From the listing below, select every line where the word "React" appears.

§ §

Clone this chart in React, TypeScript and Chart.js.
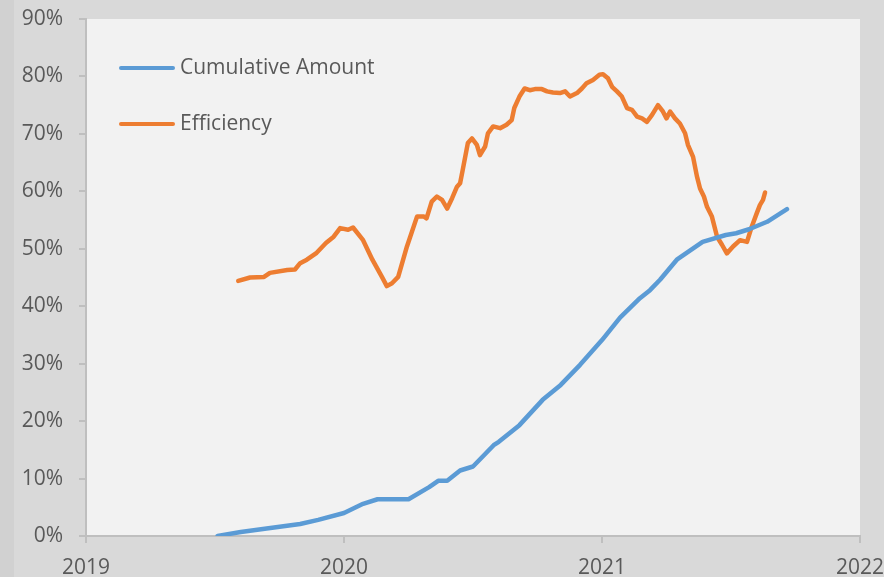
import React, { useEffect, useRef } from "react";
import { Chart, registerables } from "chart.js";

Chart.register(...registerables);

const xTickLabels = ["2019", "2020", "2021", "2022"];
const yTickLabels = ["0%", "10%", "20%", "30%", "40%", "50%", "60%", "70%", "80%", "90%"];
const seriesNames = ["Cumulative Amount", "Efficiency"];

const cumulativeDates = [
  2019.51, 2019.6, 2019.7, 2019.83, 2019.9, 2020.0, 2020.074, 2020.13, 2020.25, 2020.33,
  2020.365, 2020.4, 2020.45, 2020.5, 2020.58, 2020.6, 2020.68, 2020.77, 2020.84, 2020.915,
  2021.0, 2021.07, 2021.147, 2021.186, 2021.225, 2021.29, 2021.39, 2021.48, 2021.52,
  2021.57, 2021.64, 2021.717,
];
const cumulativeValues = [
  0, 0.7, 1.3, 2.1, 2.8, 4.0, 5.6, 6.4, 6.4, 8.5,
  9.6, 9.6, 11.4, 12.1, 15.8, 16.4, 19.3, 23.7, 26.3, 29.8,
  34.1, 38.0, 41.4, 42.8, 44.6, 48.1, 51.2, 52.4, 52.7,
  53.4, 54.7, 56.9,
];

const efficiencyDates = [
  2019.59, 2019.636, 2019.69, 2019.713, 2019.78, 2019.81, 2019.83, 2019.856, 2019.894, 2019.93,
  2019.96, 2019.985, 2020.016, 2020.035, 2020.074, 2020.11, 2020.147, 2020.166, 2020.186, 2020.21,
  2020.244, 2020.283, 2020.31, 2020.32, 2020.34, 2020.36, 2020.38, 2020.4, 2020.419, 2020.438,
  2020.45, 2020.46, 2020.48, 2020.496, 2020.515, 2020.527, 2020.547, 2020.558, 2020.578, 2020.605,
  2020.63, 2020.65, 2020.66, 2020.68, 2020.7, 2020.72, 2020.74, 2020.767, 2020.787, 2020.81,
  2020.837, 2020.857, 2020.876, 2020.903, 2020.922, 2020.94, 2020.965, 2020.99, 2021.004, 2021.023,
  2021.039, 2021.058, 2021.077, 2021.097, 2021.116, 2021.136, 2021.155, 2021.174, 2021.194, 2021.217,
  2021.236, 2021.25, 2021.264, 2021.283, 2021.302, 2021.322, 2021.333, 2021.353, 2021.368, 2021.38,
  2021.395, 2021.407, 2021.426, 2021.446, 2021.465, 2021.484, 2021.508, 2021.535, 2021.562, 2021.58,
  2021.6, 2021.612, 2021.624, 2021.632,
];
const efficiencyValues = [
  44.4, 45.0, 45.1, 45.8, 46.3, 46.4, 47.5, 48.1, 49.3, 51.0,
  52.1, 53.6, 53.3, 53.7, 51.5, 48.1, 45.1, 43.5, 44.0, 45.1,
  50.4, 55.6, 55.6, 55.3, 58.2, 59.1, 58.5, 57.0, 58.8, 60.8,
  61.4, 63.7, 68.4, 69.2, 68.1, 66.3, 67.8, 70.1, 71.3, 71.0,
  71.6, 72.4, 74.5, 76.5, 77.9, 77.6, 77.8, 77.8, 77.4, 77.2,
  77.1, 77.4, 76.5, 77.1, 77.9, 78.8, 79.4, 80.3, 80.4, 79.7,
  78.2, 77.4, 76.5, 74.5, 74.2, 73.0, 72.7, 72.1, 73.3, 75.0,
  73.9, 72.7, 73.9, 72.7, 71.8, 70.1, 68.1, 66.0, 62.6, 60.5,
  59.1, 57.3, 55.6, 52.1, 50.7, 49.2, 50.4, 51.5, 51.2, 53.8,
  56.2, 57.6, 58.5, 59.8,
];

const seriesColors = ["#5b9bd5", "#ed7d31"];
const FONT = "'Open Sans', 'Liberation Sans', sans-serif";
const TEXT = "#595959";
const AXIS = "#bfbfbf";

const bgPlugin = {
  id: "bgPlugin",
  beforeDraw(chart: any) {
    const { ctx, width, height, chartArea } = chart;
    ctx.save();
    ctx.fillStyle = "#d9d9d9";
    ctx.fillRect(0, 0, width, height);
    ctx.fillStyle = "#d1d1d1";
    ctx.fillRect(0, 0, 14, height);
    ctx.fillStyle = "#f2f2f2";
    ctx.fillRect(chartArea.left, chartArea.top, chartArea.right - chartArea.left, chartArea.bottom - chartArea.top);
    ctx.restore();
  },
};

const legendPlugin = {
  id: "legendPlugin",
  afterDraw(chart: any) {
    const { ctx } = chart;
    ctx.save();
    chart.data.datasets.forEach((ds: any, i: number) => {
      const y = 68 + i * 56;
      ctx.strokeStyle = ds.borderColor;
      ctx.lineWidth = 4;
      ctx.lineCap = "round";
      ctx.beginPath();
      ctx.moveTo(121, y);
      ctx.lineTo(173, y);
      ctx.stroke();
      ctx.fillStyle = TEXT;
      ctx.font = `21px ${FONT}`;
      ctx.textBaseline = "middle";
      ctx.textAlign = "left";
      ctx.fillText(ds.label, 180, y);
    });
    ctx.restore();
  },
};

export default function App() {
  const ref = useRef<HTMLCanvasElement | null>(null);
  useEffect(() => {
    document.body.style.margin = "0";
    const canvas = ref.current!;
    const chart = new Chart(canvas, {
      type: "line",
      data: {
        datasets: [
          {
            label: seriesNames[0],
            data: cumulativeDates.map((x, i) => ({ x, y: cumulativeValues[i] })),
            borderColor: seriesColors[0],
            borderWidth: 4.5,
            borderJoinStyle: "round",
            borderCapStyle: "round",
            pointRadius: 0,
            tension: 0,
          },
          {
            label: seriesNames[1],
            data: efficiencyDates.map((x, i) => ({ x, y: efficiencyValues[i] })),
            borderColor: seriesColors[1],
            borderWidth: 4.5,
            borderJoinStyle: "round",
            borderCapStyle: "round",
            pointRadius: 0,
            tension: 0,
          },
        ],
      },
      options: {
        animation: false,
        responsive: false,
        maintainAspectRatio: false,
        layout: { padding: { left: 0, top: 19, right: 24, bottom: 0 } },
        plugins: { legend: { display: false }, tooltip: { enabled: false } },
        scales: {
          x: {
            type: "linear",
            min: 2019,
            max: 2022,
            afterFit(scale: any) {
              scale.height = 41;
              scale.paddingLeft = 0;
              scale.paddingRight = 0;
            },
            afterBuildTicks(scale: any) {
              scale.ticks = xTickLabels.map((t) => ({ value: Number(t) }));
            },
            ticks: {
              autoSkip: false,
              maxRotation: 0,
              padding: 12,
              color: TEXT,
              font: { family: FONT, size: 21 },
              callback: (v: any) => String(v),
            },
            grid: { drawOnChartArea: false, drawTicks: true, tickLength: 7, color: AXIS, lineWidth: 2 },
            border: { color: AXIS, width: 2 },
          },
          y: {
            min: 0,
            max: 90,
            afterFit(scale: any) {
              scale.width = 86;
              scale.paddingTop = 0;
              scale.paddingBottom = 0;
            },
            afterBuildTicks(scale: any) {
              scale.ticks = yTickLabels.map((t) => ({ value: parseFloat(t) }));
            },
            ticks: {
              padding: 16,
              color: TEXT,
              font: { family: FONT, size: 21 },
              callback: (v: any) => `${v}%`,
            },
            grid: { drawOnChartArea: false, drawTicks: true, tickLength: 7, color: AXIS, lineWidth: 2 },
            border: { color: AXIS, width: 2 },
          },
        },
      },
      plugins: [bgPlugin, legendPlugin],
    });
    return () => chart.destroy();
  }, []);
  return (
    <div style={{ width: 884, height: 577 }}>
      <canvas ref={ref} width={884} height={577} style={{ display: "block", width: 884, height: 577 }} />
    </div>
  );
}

§ §

- _Task output_:
Clone this chart in React, TypeScript and Chart.js.
import React, { useEffect, useRef } from "react";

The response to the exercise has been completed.